● What to produce
Count only the lines of the records that hold "LaTeX", then give the number without any other words.

● Entries provided
————

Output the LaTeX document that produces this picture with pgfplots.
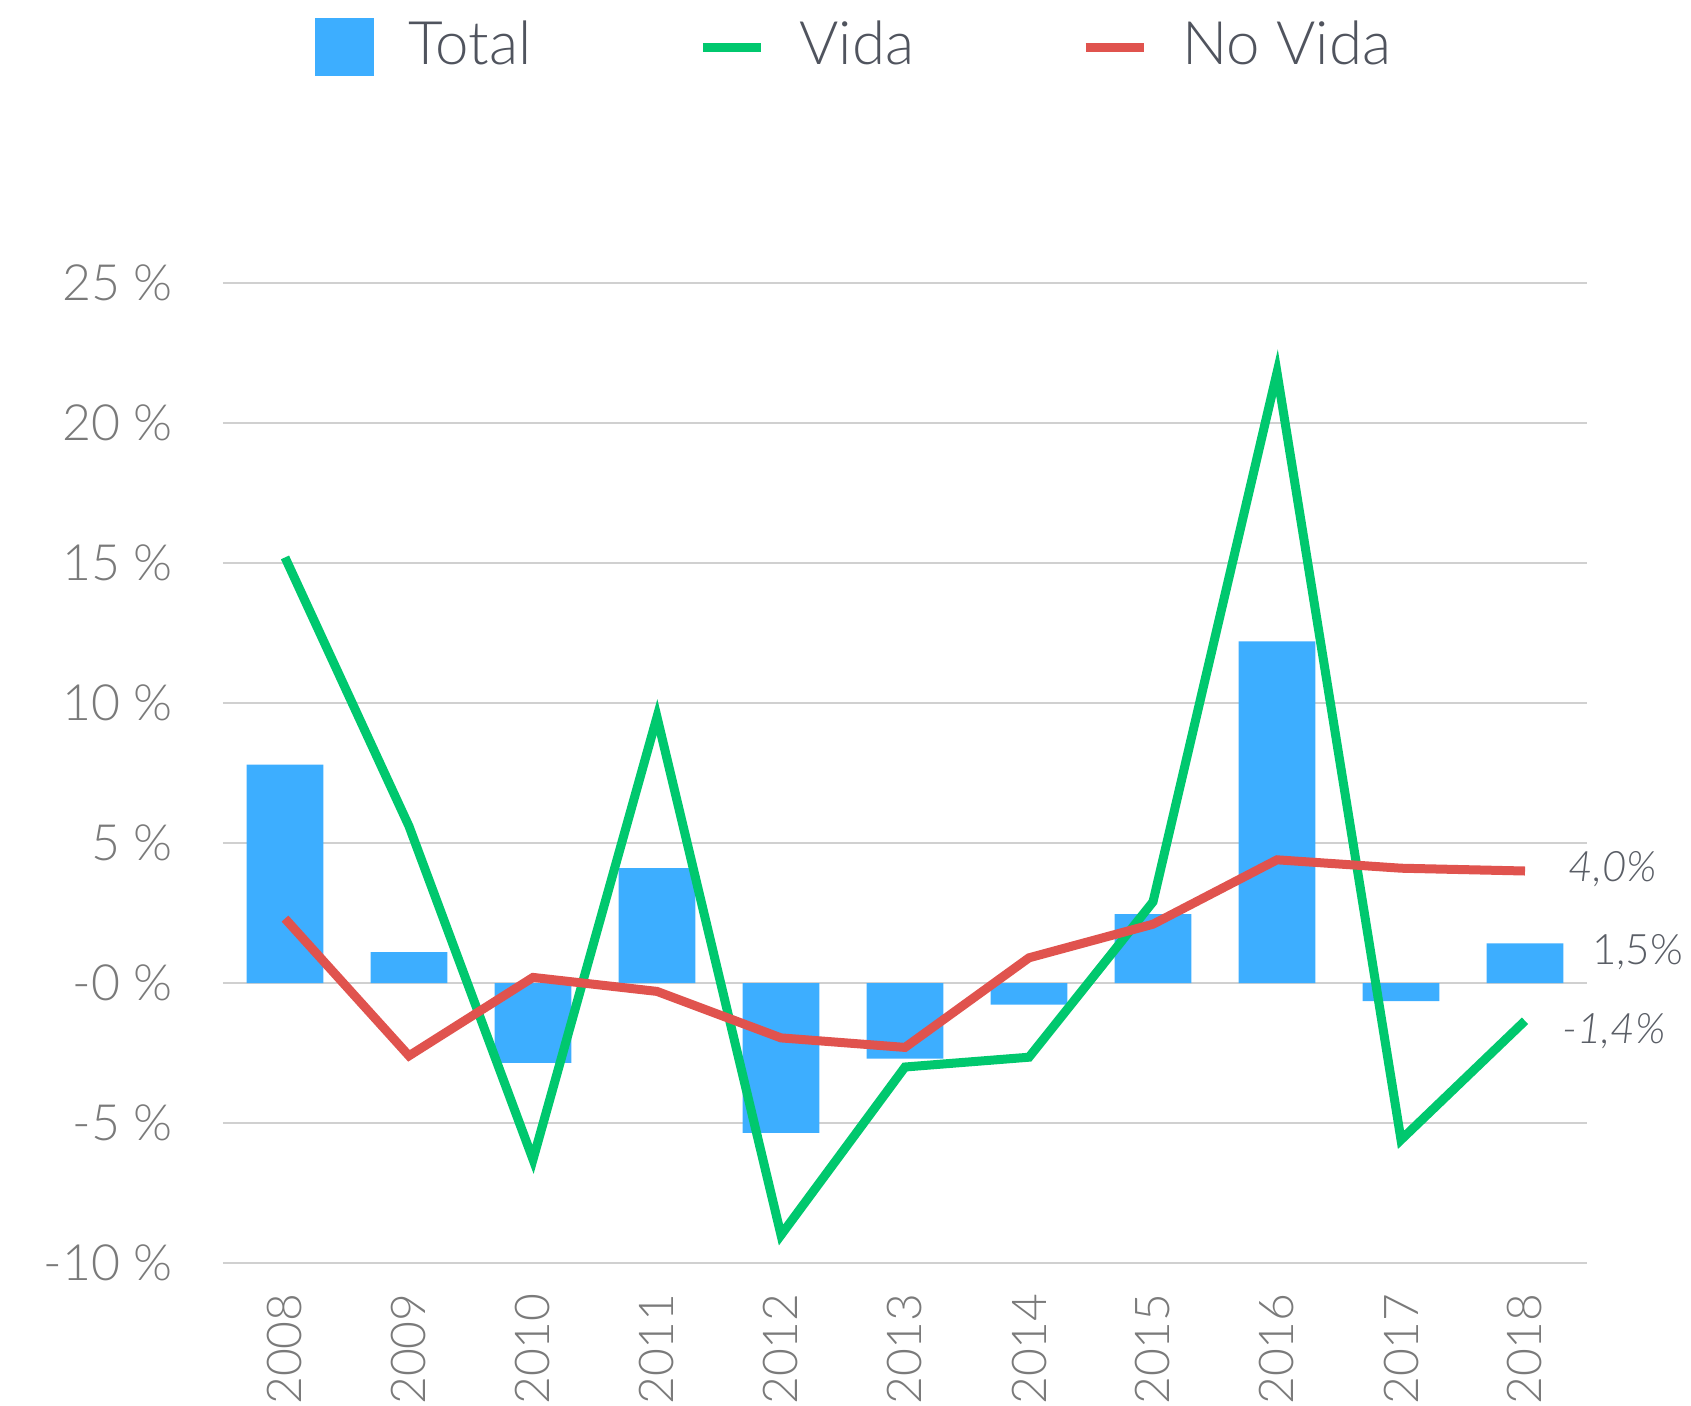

————

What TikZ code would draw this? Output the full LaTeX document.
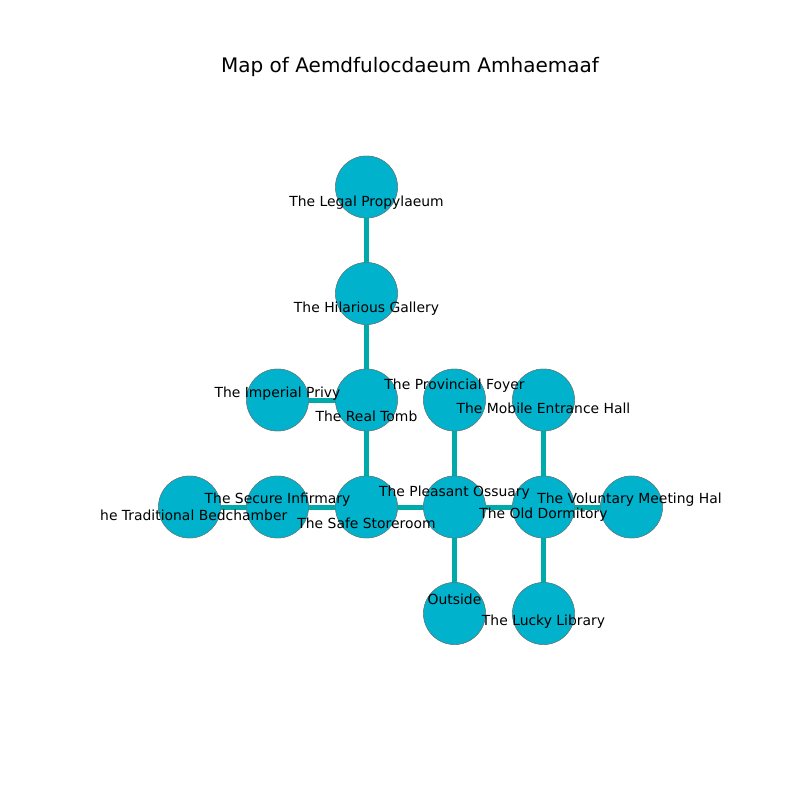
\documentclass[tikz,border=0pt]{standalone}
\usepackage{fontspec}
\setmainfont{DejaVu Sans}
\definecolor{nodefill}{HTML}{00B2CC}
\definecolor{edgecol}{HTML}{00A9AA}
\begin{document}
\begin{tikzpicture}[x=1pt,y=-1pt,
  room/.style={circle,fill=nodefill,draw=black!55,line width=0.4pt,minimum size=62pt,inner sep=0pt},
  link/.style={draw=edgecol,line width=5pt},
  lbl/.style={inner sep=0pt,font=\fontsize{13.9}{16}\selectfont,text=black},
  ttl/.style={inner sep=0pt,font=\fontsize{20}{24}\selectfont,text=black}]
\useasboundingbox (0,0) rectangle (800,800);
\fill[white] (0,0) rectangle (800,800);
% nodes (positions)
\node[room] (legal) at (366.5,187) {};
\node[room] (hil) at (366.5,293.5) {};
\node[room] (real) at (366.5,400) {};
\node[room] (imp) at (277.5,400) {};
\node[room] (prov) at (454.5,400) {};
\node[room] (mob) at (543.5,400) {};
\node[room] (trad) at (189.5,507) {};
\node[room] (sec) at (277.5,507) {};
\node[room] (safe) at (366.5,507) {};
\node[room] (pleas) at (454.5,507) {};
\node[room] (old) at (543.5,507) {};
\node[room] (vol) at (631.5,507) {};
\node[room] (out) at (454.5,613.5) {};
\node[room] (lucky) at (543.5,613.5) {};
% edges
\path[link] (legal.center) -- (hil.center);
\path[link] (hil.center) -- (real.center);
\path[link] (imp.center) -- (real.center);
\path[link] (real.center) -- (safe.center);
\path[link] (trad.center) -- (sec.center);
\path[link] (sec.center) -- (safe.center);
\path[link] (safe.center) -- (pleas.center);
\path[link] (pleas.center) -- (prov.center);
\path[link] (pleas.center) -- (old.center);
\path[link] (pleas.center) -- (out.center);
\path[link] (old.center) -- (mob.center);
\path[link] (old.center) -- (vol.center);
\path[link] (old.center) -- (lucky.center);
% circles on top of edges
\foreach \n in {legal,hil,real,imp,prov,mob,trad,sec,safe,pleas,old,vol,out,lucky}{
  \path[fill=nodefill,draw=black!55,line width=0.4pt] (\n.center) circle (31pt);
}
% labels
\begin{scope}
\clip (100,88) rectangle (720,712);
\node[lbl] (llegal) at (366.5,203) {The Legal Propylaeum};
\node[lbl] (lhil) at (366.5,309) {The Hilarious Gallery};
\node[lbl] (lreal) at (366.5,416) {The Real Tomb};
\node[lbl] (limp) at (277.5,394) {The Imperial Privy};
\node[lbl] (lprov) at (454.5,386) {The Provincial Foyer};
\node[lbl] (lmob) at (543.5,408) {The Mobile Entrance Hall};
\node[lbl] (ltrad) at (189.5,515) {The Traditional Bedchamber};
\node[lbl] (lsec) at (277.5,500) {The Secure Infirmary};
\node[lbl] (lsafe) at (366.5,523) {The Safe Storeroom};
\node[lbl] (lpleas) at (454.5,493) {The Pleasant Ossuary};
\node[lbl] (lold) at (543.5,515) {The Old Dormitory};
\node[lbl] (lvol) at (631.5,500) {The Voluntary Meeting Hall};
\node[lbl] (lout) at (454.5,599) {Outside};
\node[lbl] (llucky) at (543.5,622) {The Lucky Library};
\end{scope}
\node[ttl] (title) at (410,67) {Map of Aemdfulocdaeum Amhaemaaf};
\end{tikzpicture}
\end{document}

————

● Complete answer
2